Le Zéro n'appartient à aucune des chances simples. Sa sortie entraîne obligatoirement la perte de toutes les mises sauf les siennes et celles des chances simples qui vont pour ces dernières, "en prison".
Pour signaler qu'une mise est en prison, elle est placée sur le trait à l'intérieur de la chance simple.
Le joueur a, dans ce cas, la possibilité, soit de laisser sa mise enfermée jusqu'au coup suivant, soit de partager avec la banque, à condition toutefois que son montant soit égal à deux fois le minimum autorisé à la table. Il est également permis de faire passer cette mise (toujours enfermée) sur la chance simple opposée. Au coup suivant, en cas de gain de la chance simple de cette mise, celle-ci est simplement libérée. Dans le cas contraire, elee est acquise définitivement à la banque. Il peut aussi arriver que le zéro sorte une deuxième fois de suite. Il faudra alors deux sorties également consécutives de la chance jouée pour obtenir la libération de l'enjeu. Bien que le fait soit extrêmement rare, il est à noter que si le zéro se répète trois fois de suite, toutes les mises des chances simples sont définitivement perdues.
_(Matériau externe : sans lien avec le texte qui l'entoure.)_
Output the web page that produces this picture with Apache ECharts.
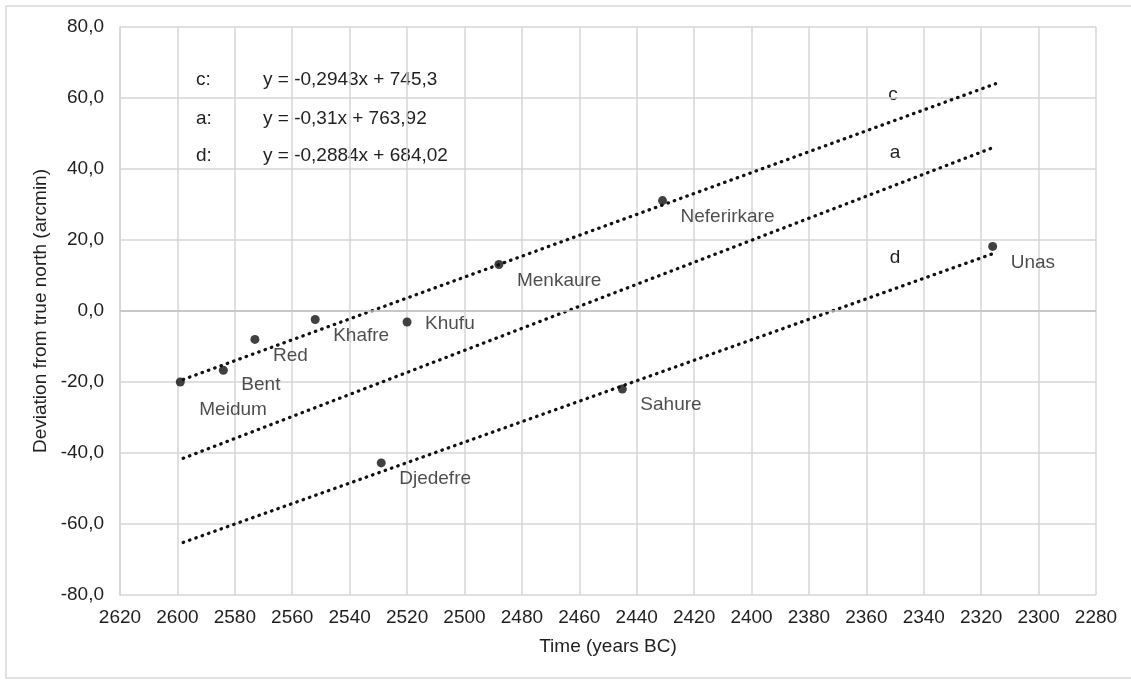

Le personnel affecté à chaque table de roulette comprend:
Le chef de table et le sous-chef de table surveillent la partie et sont responsables de la clarté et de la régularité du jeu, des opérations de change à la table, ils sont chargés de surveiller que les mises soient correctement disposées sur le tapis. Ils doivent se placer vis-à-vis et en face du cylindre. Les croupiers se placent au centre de la table et les "bouts de table", comme leur nom l'indique, s'installent aux extrémités.
Tous les croupiers affectés à la roulette doivent être chargés successivement du lancement de la bille sans qu'aucun d'eux puisse se spécialiser dans l'emploi. En général, ils changent toutes les demi-heures environ.
La convention veu que lorsque l'on touche un numéro en plein, on laisse l'équivalent de sa mise "pour les employés". En dehors du gain en plein, vous êtes libre de donner ou non un pourboire aux croupiers. Si le personnel est sympa, n'hésitez pas à laisser de temps en temps une pièce aux employés même si vous ne jouez pas de pleins.